Cardinality connects to computability theory in a fundamental way. The set of all possible computer programs is countable, but the set of all functions from $\mathbb{N}$ to $\mathbb{N}$ is uncountable. This cardinality mismatch proves that most functions are not computable, which is the deeper reason behind results like the undecidability of the halting problem.

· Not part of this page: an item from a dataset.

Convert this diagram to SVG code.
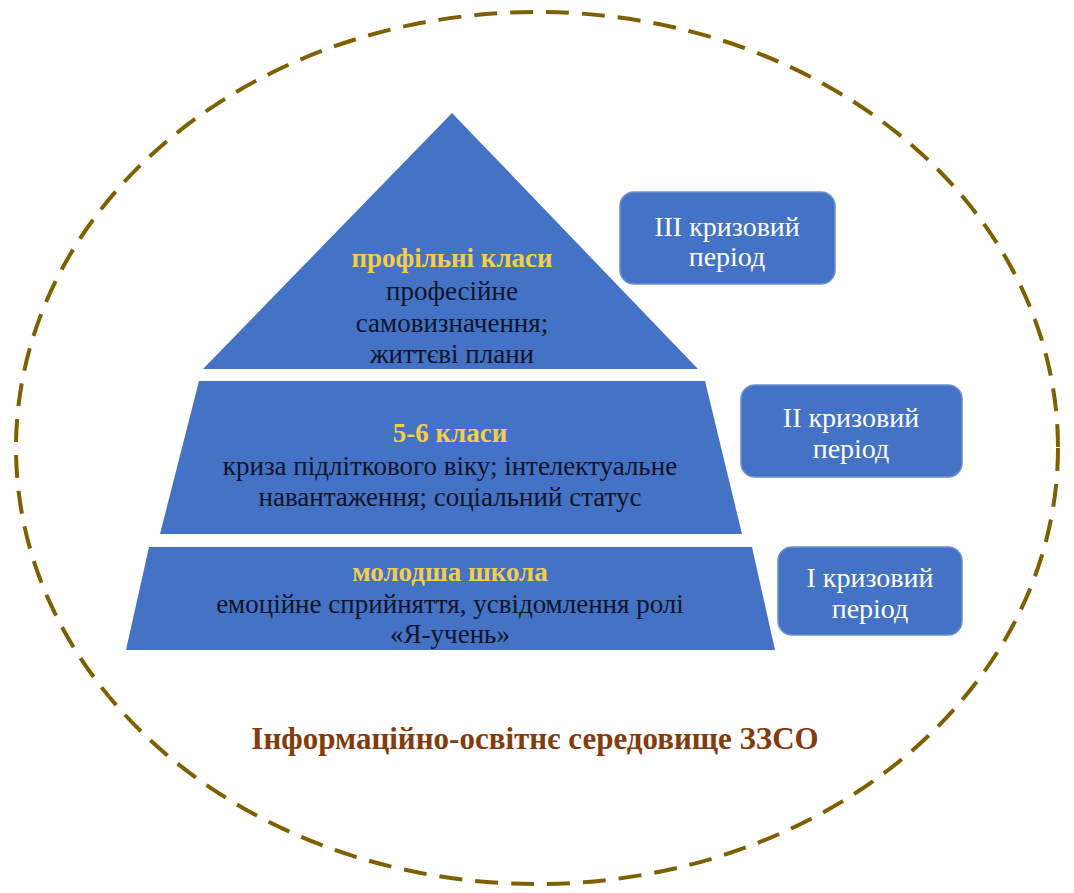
<svg xmlns="http://www.w3.org/2000/svg" width="1074" height="893" viewBox="0 0 1074 893">
<style>
.tier{fill:#4472C4;}
.box{fill:#4472C4;stroke:#6a8fd3;stroke-width:1.5;}
.t{font-family:"Liberation Serif","Times New Roman",serif;font-size:27px;fill:#10142a;text-anchor:middle;}
.h{font-family:"Liberation Serif","Times New Roman",serif;font-size:27px;font-weight:bold;fill:#F4CE46;text-anchor:middle;}
.b{font-family:"Liberation Serif","Times New Roman",serif;font-size:28px;fill:#ffffff;text-anchor:middle;}
.title{font-family:"Liberation Serif","Times New Roman",serif;font-size:31px;font-weight:bold;fill:#843C0C;text-anchor:middle;}
</style>
<rect width="1074" height="893" fill="#ffffff"/>
<g id="environment">
<ellipse cx="537" cy="448" rx="521" ry="436" fill="none" stroke="#7F6000" stroke-width="4" stroke-dasharray="23 13"/>
<text class="title" x="535" y="749">Інформаційно-освітнє середовище ЗЗСО</text>
</g>
<g id="tier-top">
<polygon class="tier" points="452,113 698,369 203,369"/>
<text class="h" x="452" y="267">профільні класи</text>
<text class="t" x="452" y="300">професійне</text>
<text class="t" x="452" y="332">самовизначення;</text>
<text class="t" x="452" y="363">життєві плани</text>
</g>
<g id="tier-middle">
<polygon class="tier" points="199,381 705,381 742,534 160,534"/>
<text class="h" x="450" y="442">5-6 класи</text>
<text class="t" x="450" y="475">криза підліткового віку; інтелектуальне</text>
<text class="t" x="450" y="506">навантаження; соціальний статус</text>
</g>
<g id="tier-bottom">
<polygon class="tier" points="149,547 752,547 775,650 126,650"/>
<text class="h" x="450" y="581">молодша школа</text>
<text class="t" x="450" y="613">емоційне сприйняття, усвідомлення ролі</text>
<text class="t" x="450" y="643">«Я-учень»</text>
</g>
<g id="period-3">
<rect class="box" x="620" y="192" width="215" height="92" rx="14"/>
<text class="b" x="727" y="236">III кризовий</text>
<text class="b" x="727" y="266">період</text>
</g>
<g id="period-2">
<rect class="box" x="741" y="385" width="221" height="92" rx="14"/>
<text class="b" x="851" y="427">II кризовий</text>
<text class="b" x="851" y="458">період</text>
</g>
<g id="period-1">
<rect class="box" x="778" y="547" width="184" height="88" rx="14"/>
<text class="b" x="870" y="587">I кризовий</text>
<text class="b" x="870" y="618">період</text>
</g>
<g id="connectors"></g>
</svg>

Cardinality across mathematics

Cardinality concepts appear throughout many branches of mathematics, providing structural insights in each.

Topology and cardinality

Topological properties like separability (having a countable dense subset) are defined using cardinality. The classification of topological spaces often depends on the cardinality of their bases, and dimension theory connects to how sets of different cardinalities relate to each other.

Algebra and cardinality

In algebra, cardinality helps classify structures. The dimension of a vector space can be any cardinal number, and two vector spaces over the same field are isomorphic if and only if they have the same dimension. Cardinality also appears in Galois theory when studying the size of field extensions.

Analysis and cardinality

Real analysis relies heavily on the distinction between countable and uncountable. The rationals are countable and dense, yet the irrationals (uncountable) make up "almost all" of the real line. In functional analysis, the cardinality of various function spaces determines their structural properties, such as whether a Banach space is separable.